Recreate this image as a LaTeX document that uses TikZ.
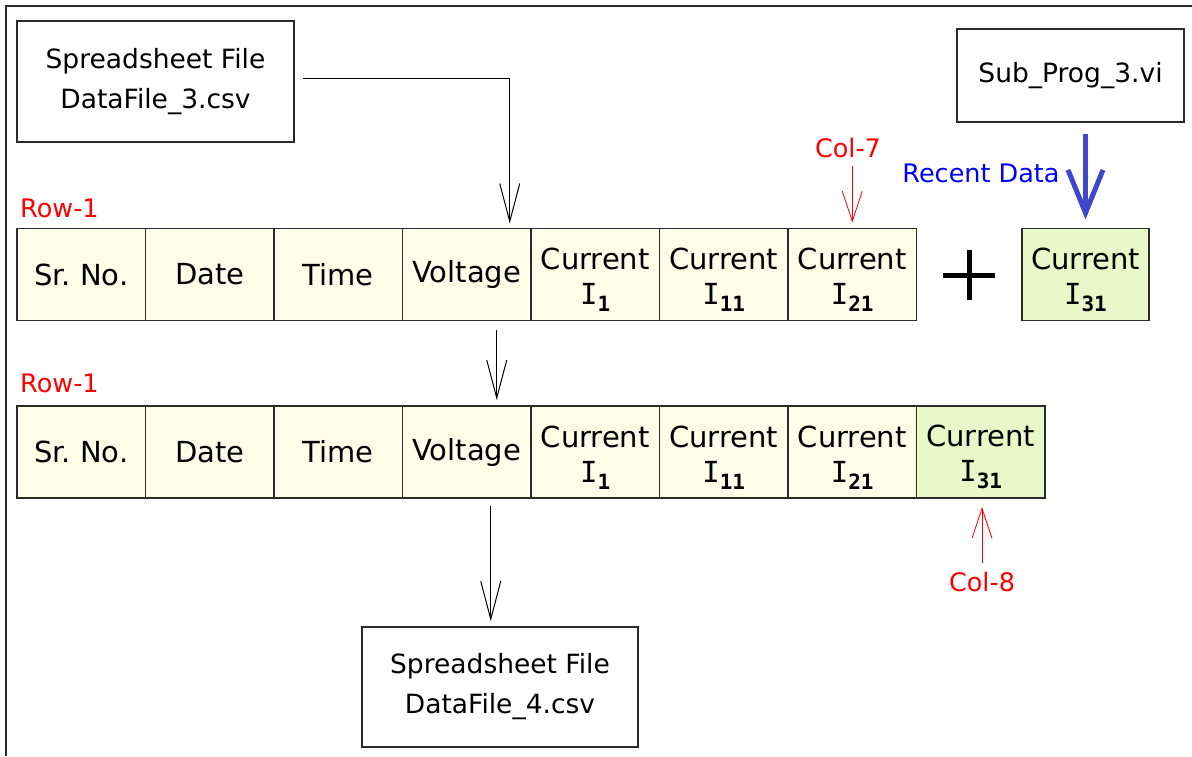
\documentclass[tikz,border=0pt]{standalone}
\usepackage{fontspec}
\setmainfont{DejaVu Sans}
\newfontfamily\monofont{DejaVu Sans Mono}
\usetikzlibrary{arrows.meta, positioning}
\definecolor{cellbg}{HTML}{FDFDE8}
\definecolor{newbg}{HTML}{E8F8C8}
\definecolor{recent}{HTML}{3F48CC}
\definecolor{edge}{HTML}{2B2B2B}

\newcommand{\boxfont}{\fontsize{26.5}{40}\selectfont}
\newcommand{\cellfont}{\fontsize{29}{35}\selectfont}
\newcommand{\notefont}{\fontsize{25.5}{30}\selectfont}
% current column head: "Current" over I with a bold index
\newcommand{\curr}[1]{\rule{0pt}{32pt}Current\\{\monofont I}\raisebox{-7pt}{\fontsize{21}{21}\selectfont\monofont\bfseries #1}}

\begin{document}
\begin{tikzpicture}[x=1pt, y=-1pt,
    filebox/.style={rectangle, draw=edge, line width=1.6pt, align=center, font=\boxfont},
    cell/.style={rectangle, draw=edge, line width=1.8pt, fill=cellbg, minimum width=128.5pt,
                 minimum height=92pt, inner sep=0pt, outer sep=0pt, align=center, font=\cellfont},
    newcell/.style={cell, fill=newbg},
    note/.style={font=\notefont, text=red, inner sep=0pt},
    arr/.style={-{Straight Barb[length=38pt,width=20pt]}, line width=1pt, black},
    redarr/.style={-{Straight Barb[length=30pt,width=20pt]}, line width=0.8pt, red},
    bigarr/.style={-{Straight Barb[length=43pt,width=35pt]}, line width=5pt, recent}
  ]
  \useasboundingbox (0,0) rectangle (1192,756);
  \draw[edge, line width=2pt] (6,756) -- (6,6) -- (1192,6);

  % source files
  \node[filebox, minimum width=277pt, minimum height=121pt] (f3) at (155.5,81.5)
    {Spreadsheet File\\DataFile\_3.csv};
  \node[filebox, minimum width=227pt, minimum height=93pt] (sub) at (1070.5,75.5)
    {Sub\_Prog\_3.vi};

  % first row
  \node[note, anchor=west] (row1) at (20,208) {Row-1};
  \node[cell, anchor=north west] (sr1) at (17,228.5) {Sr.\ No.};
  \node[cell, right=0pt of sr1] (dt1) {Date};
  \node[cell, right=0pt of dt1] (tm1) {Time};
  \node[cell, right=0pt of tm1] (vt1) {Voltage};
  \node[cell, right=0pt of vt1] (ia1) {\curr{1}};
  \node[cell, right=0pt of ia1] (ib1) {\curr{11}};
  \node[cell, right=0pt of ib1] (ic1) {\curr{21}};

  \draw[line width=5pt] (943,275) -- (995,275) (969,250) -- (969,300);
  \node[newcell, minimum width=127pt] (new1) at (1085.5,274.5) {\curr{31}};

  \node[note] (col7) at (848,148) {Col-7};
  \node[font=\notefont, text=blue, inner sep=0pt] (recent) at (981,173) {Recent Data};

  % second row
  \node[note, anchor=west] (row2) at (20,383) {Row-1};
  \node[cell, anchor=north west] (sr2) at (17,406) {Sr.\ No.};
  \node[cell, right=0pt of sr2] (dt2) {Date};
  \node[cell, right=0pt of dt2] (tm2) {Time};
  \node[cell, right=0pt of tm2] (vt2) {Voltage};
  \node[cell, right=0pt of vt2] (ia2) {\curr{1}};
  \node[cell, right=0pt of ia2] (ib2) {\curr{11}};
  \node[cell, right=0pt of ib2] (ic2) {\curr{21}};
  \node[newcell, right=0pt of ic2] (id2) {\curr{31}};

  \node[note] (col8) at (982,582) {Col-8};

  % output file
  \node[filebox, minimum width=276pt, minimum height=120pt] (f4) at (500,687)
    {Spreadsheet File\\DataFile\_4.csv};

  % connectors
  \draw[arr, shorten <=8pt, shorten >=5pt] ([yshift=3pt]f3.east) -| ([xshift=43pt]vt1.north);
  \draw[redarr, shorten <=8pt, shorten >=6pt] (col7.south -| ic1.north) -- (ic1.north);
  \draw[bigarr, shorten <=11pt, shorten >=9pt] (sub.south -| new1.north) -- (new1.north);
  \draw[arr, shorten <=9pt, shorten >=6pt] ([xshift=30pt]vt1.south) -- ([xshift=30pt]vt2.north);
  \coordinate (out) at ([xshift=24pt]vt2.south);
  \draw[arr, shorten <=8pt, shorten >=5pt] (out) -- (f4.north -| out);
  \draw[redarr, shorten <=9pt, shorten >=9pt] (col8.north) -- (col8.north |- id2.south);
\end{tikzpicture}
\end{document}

——————

● EXERCISE DESCRIPTION:
Without including any picture, repeat the data exactly.

● RESULT:
Recreate this image as a LaTeX document that uses TikZ.
\documentclass[tikz,border=0pt]{standalone}
\usepackage{fontspec}
\setmainfont{DejaVu Sans}
\newfontfamily\monofont{DejaVu Sans Mono}
\usetikzlibrary{arrows.meta, positioning}
\definecolor{cellbg}{HTML}{FDFDE8}
\definecolor{newbg}{HTML}{E8F8C8}
\definecolor{recent}{HTML}{3F48CC}
\definecolor{edge}{HTML}{2B2B2B}

\newcommand{\boxfont}{\fontsize{26.5}{40}\selectfont}
\newcommand{\cellfont}{\fontsize{29}{35}\selectfont}
\newcommand{\notefont}{\fontsize{25.5}{30}\selectfont}
% current column head: "Current" over I with a bold index
\newcommand{\curr}[1]{\rule{0pt}{32pt}Current\\{\monofont I}\raisebox{-7pt}{\fontsize{21}{21}\selectfont\monofont\bfseries #1}}

\begin{document}
\begin{tikzpicture}[x=1pt, y=-1pt,
    filebox/.style={rectangle, draw=edge, line width=1.6pt, align=center, font=\boxfont},
    cell/.style={rectangle, draw=edge, line width=1.8pt, fill=cellbg, minimum width=128.5pt,
                 minimum height=92pt, inner sep=0pt, outer sep=0pt, align=center, font=\cellfont},
    newcell/.style={cell, fill=newbg},
    note/.style={font=\notefont, text=red, inner sep=0pt},
    arr/.style={-{Straight Barb[length=38pt,width=20pt]}, line width=1pt, black},
    redarr/.style={-{Straight Barb[length=30pt,width=20pt]}, line width=0.8pt, red},
    bigarr/.style={-{Straight Barb[length=43pt,width=35pt]}, line width=5pt, recent}
  ]
  \useasboundingbox (0,0) rectangle (1192,756);
  \draw[edge, line width=2pt] (6,756) -- (6,6) -- (1192,6);

  % source files
  \node[filebox, minimum width=277pt, minimum height=121pt] (f3) at (155.5,81.5)
    {Spreadsheet File\\DataFile\_3.csv};
  \node[filebox, minimum width=227pt, minimum height=93pt] (sub) at (1070.5,75.5)
    {Sub\_Prog\_3.vi};

  % first row
  \node[note, anchor=west] (row1) at (20,208) {Row-1};
  \node[cell, anchor=north west] (sr1) at (17,228.5) {Sr.\ No.};
  \node[cell, right=0pt of sr1] (dt1) {Date};
  \node[cell, right=0pt of dt1] (tm1) {Time};
  \node[cell, right=0pt of tm1] (vt1) {Voltage};
  \node[cell, right=0pt of vt1] (ia1) {\curr{1}};
  \node[cell, right=0pt of ia1] (ib1) {\curr{11}};
  \node[cell, right=0pt of ib1] (ic1) {\curr{21}};

  \draw[line width=5pt] (943,275) -- (995,275) (969,250) -- (969,300);
  \node[newcell, minimum width=127pt] (new1) at (1085.5,274.5) {\curr{31}};

  \node[note] (col7) at (848,148) {Col-7};
  \node[font=\notefont, text=blue, inner sep=0pt] (recent) at (981,173) {Recent Data};

  % second row
  \node[note, anchor=west] (row2) at (20,383) {Row-1};
  \node[cell, anchor=north west] (sr2) at (17,406) {Sr.\ No.};
  \node[cell, right=0pt of sr2] (dt2) {Date};
  \node[cell, right=0pt of dt2] (tm2) {Time};
  \node[cell, right=0pt of tm2] (vt2) {Voltage};
  \node[cell, right=0pt of vt2] (ia2) {\curr{1}};
  \node[cell, right=0pt of ia2] (ib2) {\curr{11}};
  \node[cell, right=0pt of ib2] (ic2) {\curr{21}};
  \node[newcell, right=0pt of ic2] (id2) {\curr{31}};

  \node[note] (col8) at (982,582) {Col-8};

  % output file
  \node[filebox, minimum width=276pt, minimum height=120pt] (f4) at (500,687)
    {Spreadsheet File\\DataFile\_4.csv};

  % connectors
  \draw[arr, shorten <=8pt, shorten >=5pt] ([yshift=3pt]f3.east) -| ([xshift=43pt]vt1.north);
  \draw[redarr, shorten <=8pt, shorten >=6pt] (col7.south -| ic1.north) -- (ic1.north);
  \draw[bigarr, shorten <=11pt, shorten >=9pt] (sub.south -| new1.north) -- (new1.north);
  \draw[arr, shorten <=9pt, shorten >=6pt] ([xshift=30pt]vt1.south) -- ([xshift=30pt]vt2.north);
  \coordinate (out) at ([xshift=24pt]vt2.south);
  \draw[arr, shorten <=8pt, shorten >=5pt] (out) -- (f4.north -| out);
  \draw[redarr, shorten <=9pt, shorten >=9pt] (col8.north) -- (col8.north |- id2.south);
\end{tikzpicture}
\end{document}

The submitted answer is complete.